Since taking office a year ago, AMLO, as the president is known, has undermined confidence by steadily eroding the independence of the country’s democratic institutions and the rule of law. He is politicizing the Supreme Court, regulatory agencies and the independent electoral authority, and he has used his power to rewrite contracts. The AMLO message is that the law is whatever he says it is.

Mr. López Obrador is an old-fashioned corporatist who longs for the Mexico of the 1970s, when there was one-party rule and extensive state ownership of the economy. So it seems to be the mother of all ironies that he is endorsing the renegotiated trade pact. But in fact, the USMCA-or even preserving Nafta-would allow Mr. López Obrador to maintain a dual-standard economy: one set of rights for international investors, a more limited set for Mexicans.

The USMCA hit a snag last week when Democrats tried to insert into the agreement new enforcement provisions for labor regulations. The new phrasing reportedly would allow for unilateral cross-border inspections by the U.S. when there are allegations of labor violations in Mexico. This wasn’t in the USMCA agreement signed in November 2018 by all three countries.

“We said no. That is, inspectors no,” Mr. López Obrador said. “But yes to resolving disputes through the creation of what are called panels involving specialists proposed by the countries under equal conditions.”

A compromise remains possible, as Mr. López Obrador is well aware of the damage Donald Trump can inflict on the Mexican economy if the U.S. president decides Mexico isn’t falling in line.

Yet while not getting the deal done can hurt Mexico, passage alone won’t reverse faltering investment and growth. Even for foreign investors, the new agreement is suboptimal. It says that Mexico must compensate foreigners if it expropriates their property.

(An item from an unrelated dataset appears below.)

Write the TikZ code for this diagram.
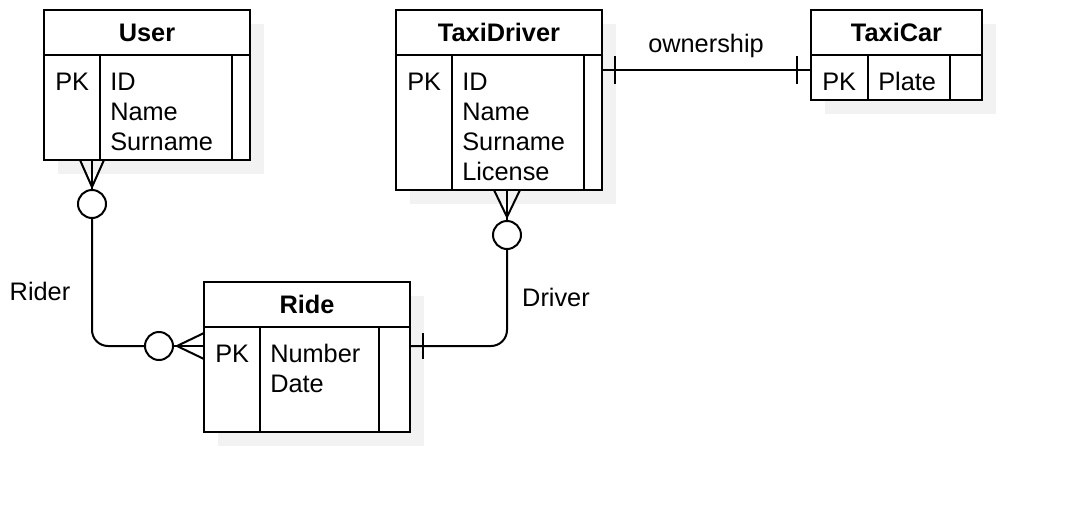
\documentclass[tikz,border=0pt]{standalone}
\usepackage{fontspec}
\setmainfont{Liberation Sans}
\usetikzlibrary{positioning, calc, shadows}
\newcommand{\px}{0.75pt}
\newcommand{\erfont}{\fontsize{19pt}{22pt}\selectfont}

\tikzset{
  entity/.style={draw, line width=1.5pt, fill=white, inner sep=0pt, outer sep=0pt,
    drop shadow={shadow xshift=14*\px, shadow yshift=-14*\px, fill=black!5, opacity=1}},
  enthead/.style={entity, minimum height=45*\px, font=\erfont\bfseries},
  field/.style={inner sep=0pt, anchor=base west},
  link/.style={line width=1.5pt},
  optcirc/.style={circle, draw, line width=1.5pt, fill=white, minimum size=28*\px, inner sep=0pt},
  rellabel/.style={inner sep=0pt, anchor=base}
}

\begin{document}
\begin{tikzpicture}[x=\px, y=-\px, font=\erfont, node distance=0pt]
  \useasboundingbox (0,0) rectangle (1072,522);

  % User entity
  \node[enthead, minimum width=206*\px] (userhead) at (147,32.5) {User};
  \node[entity, minimum width=206*\px, minimum height=105*\px, below=of userhead] (userbody) {};
  \draw[link] ($(userbody.north west)+(56,0)$) -- ($(userbody.south west)+(56,0)$);
  \draw[link] ($(userbody.north west)+(188,0)$) -- ($(userbody.south west)+(188,0)$);
  \node[field] (userpk) at ($(userbody.north west)+(11,35)$) {PK};
  \foreach \f [count=\i] in {ID, Name, Surname}
    \node[field] (userf\i) at ($(userbody.north west)+(66,{35+30*(\i-1)})$) {\f};

  % TaxiDriver entity
  \node[enthead, minimum width=206*\px] (tdhead) at (499,32.5) {TaxiDriver};
  \node[entity, minimum width=206*\px, minimum height=135*\px, below=of tdhead] (tdbody) {};
  \draw[link] ($(tdbody.north west)+(56,0)$) -- ($(tdbody.south west)+(56,0)$);
  \draw[link] ($(tdbody.north west)+(188,0)$) -- ($(tdbody.south west)+(188,0)$);
  \node[field] (tdpk) at ($(tdbody.north west)+(11,35)$) {PK};
  \foreach \f [count=\i] in {ID, Name, Surname, License}
    \node[field] (tdf\i) at ($(tdbody.north west)+(66,{35+30*(\i-1)})$) {\f};

  % TaxiCar entity
  \node[enthead, minimum width=171*\px] (tchead) at (896.5,32.5) {TaxiCar};
  \node[entity, minimum width=171*\px, minimum height=45*\px, below=of tchead] (tcbody) {};
  \draw[link] ($(tcbody.north west)+(57,0)$) -- ($(tcbody.south west)+(57,0)$);
  \draw[link] ($(tcbody.north west)+(139,0)$) -- ($(tcbody.south west)+(139,0)$);
  \node[field] (tcpk) at ($(tcbody.north west)+(11,35)$) {PK};
  \node[field] (tcf1) at ($(tcbody.north west)+(67,35)$) {Plate};

  % Ride entity
  \node[enthead, minimum width=206*\px] (ridehead) at (307,304.5) {Ride};
  \node[entity, minimum width=206*\px, minimum height=105*\px, below=of ridehead] (ridebody) {};
  \draw[link] ($(ridebody.north west)+(56,0)$) -- ($(ridebody.south west)+(56,0)$);
  \draw[link] ($(ridebody.north west)+(175,0)$) -- ($(ridebody.south west)+(175,0)$);
  \node[field] (ridepk) at ($(ridebody.north west)+(11,35)$) {PK};
  \foreach \f [count=\i] in {Number, Date}
    \node[field] (ridef\i) at ($(ridebody.north west)+(66,{35+30*(\i-1)})$) {\f};

  % Rider: User (zero or many) -- Ride (zero or many)
  \node[optcirc] (usercirc) at (92,204) {};
  \node[optcirc] (ridecirc) at (159,346) {};
  \coordinate (usertip) at (92,187);
  \coordinate (ridetip) at (177,346);
  \draw[link, rounded corners=16*\px] (usercirc.south) |- (ridecirc.west);
  \draw[link] (usercirc.north) -- (usercirc.north |- userbody.south);
  \draw[link] ($(usercirc.north |- userbody.south)+(-12,0)$) -- (usertip)
              -- ($(usercirc.north |- userbody.south)+(12,0)$);
  \draw[link] (ridecirc.east) -- (ridecirc.east -| ridebody.west);
  \draw[link] ($(ridecirc.east -| ridebody.west)+(0,-13)$) -- (ridetip)
              -- ($(ridecirc.east -| ridebody.west)+(0,13)$);
  \node[rellabel] (riderlabel) at (40,300) {Rider};

  % Driver: TaxiDriver (zero or many) -- Ride (one)
  \node[optcirc] (drivercirc) at (507,235) {};
  \coordinate (drivertip) at (507,217);
  \draw[link] (drivercirc.north) -- (drivercirc.north |- tdbody.south);
  \draw[link] ($(drivercirc.north |- tdbody.south)+(-13,0)$) -- (drivertip)
              -- ($(drivercirc.north |- tdbody.south)+(13,0)$);
  \draw[link, rounded corners=16*\px] (drivercirc.south) |- (ridecirc.east -| ridebody.east);
  \draw[link] ($(ridecirc.east -| ridebody.east)+(13,-13)$) -- ++(0,26);
  \node[rellabel] (driverlabel) at (556,306) {Driver};

  % ownership: TaxiDriver (one) -- TaxiCar (one)
  \draw[link] ($(tdbody.north east)+(0,15)$) -- ($(tcbody.north west)+(0,15)$);
  \draw[link] ($(tdbody.north east)+(13,1)$) -- ++(0,28);
  \draw[link] ($(tcbody.north west)+(-14,1)$) -- ++(0,28);
  \node[rellabel] (ownlabel) at (706,52) {ownership};
\end{tikzpicture}
\end{document}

But if Mexico engages in an indirect expropriation equivalent to a taking, only five “sectors”-oil and gas, power, transportation, telecommunications and highway infrastructure-are protected. Any other investment, notably manufacturing, is out of luck.

Mexican investors get even less protection. When they are subject to a taking, in any industry, they must litigate in a Mexican court. And there’s the rub.

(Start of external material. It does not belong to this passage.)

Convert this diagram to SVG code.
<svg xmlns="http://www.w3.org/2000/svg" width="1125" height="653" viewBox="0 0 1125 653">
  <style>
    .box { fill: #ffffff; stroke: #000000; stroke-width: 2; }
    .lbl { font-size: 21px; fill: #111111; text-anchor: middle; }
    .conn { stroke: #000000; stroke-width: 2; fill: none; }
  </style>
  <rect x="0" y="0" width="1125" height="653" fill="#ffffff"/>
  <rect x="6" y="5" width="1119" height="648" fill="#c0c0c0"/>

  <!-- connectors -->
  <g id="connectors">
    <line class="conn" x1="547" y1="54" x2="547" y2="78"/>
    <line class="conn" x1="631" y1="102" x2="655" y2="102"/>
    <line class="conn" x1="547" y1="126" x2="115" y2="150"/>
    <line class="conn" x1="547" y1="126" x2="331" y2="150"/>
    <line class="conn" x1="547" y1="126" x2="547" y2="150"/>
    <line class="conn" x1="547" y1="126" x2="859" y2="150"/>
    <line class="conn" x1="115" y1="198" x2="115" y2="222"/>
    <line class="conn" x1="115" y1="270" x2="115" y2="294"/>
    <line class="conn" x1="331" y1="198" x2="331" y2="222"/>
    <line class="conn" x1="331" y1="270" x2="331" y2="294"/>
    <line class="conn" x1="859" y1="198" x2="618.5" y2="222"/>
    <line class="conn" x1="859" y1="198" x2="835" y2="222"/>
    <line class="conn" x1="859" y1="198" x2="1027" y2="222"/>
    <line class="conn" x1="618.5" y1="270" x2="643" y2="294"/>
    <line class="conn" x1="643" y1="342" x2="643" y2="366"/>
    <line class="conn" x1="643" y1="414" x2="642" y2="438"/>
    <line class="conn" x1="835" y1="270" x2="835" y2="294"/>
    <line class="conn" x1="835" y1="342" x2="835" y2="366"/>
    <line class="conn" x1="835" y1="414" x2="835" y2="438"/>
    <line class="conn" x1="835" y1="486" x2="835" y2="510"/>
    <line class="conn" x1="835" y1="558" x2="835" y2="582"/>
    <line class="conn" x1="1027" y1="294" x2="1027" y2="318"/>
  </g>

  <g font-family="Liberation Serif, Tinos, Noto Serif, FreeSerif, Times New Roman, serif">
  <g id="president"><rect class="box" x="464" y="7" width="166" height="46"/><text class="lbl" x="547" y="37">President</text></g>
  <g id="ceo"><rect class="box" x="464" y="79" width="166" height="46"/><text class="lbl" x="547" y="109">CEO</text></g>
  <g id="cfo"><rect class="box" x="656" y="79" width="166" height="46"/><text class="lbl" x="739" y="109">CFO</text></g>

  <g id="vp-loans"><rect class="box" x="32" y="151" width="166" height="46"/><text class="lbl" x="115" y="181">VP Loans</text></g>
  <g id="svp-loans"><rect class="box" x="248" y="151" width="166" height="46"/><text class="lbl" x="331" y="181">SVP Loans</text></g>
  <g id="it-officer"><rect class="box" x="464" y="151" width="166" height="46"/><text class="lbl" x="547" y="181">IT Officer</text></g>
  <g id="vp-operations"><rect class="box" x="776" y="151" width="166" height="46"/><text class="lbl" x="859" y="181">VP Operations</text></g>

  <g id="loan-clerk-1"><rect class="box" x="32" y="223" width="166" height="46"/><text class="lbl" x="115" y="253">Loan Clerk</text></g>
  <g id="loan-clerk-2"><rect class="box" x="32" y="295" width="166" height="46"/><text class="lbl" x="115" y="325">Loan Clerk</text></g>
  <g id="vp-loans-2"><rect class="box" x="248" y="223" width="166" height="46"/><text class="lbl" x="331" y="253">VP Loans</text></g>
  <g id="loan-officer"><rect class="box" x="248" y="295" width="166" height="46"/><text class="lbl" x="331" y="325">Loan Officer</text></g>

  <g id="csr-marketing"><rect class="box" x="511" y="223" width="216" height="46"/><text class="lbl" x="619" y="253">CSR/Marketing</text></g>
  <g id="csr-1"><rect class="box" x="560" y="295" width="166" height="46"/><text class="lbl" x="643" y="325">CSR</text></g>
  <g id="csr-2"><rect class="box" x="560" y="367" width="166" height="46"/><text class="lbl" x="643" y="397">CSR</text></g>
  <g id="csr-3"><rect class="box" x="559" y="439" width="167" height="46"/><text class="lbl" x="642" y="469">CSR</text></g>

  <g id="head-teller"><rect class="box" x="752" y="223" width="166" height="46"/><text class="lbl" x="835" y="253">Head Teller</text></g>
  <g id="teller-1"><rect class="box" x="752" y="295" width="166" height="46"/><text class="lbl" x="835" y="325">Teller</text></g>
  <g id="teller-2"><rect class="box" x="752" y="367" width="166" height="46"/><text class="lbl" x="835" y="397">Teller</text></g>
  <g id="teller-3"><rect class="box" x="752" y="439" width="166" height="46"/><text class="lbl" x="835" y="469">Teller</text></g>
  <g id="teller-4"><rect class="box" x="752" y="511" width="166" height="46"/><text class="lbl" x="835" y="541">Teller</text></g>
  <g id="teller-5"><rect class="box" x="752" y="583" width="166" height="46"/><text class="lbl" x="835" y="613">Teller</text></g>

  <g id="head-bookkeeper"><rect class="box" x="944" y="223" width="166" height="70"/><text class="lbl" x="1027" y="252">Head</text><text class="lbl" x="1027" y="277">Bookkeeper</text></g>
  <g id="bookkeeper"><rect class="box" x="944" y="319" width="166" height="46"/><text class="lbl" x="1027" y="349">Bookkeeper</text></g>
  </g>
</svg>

Writing on Dec. 2 in the Cato Policy Report, Roberto Salinas-León laid out AMLO’s first-year record of wielding discretionary power. One of the more chilling developments is a new law that “categorizes fiscal evasion and noncompliance as organized crime.” This allows the government “to seize assets of a presumed guilty party, freeze bank accounts, assign an immediate jail term and sell forfeited assets and property at any price.”

The ratio of direct investment to Mexican gross domestic product is only around 22%, too low for a country that hopes to grow out of poverty. What is more, only about 3 percentage points of that come from foreigners. More than half of it comes from households and mom-and-pop enterprises, and from domestic companies other than the 60 largest. In other words, Mexicans are crucial suppliers of investment. Yet Mr. López Obrador’s arbitrary decisions are damaging their confidence.

AMLO’s capriciousness against business exacerbates a longstanding problem that Mexican economist Luis de la Calle calls the extortion economy. From the guy you have to pay not to vandalize your car when you park on the street to the terror of organized crime, Mexicans regularly face extortion.

The biggest extortionist is the government, Mr. de la Calle writes in a forthcoming book, “Extortionomics.” Big business has the resources to defend itself from the state. Small and medium-size businesses instead “opt for not reaching their full potential given that they become more vulnerable to extortion when they achieve a certain level of success.”

Mr. López Obrador and Mr. Trump may get a new trade pact. But on present course AMLO’S thirst for power makes him the Mexican economy’s worst enemy.